A budget is a moral document. It shows where our resources are directed—“our” resources, as in “our” shared commitment to a community. The imbalance between police and, say, everything else is a good target for outrage. It’s a chance, at the very least, to fuel grassroots political involvement at the local level. The president’s big reality show paints a grim picture, one that needs to change. But it’s also a spectacle that never shuts off and never lets the people turn their attention more helpfully toward their own City Hall and their own neighborly public officials.
This moment scans to me as a chance to fortify that gaze against locally elected liars and corrupt police departments. The president’s fascist trial balloons are only going to sink us into a moral sleep, keeping our brains glued to screens of all sizes. The independent press is disappearing. Critical thought is out to lunch. If we’re not paying attention, well, y’ever notice how police departments work like the U.S. military, continually picking up a greater piece of the pie? It doesn’t stop—unless we stop it.
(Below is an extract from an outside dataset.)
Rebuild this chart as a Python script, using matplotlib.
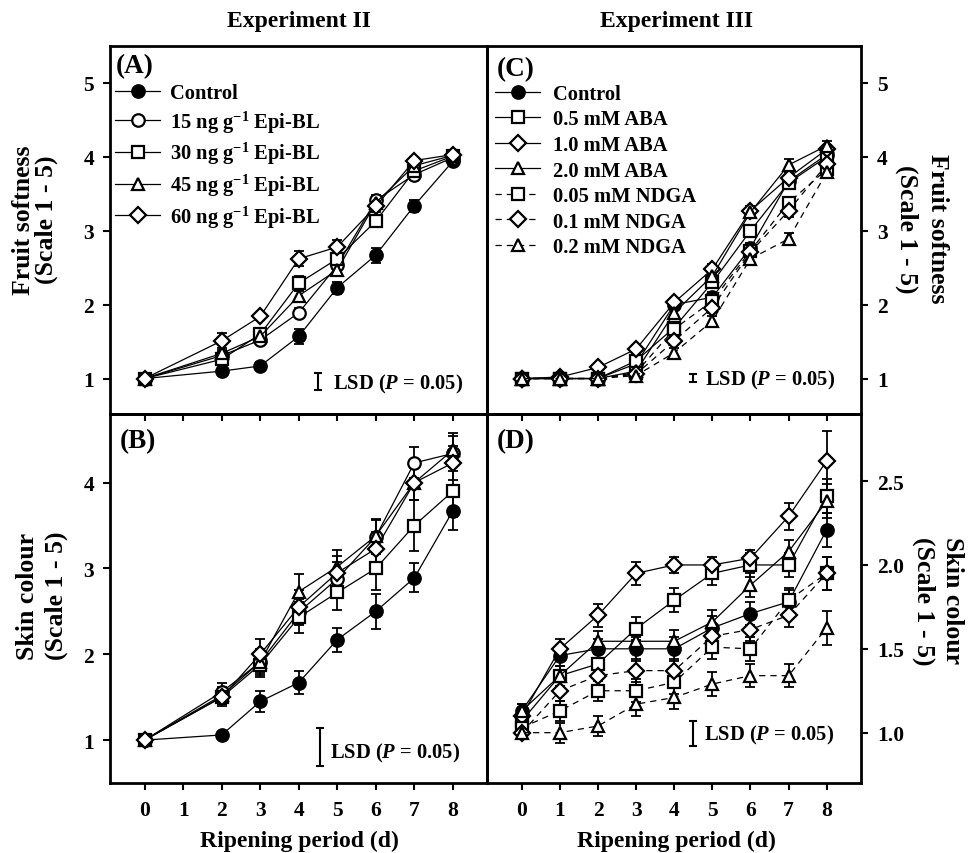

I support the abolition of police departments as we know them now. I support a complete rethinking of public safety. This is not an overnight proposition or a hashtag. This is where I’ve been for a long time, entirely distrustful of police officers and higher-ups, and unwilling to compromise on anything but the basic timeline of disbandment. Minneapolis got things off to a great start, though. Might want to take some notes.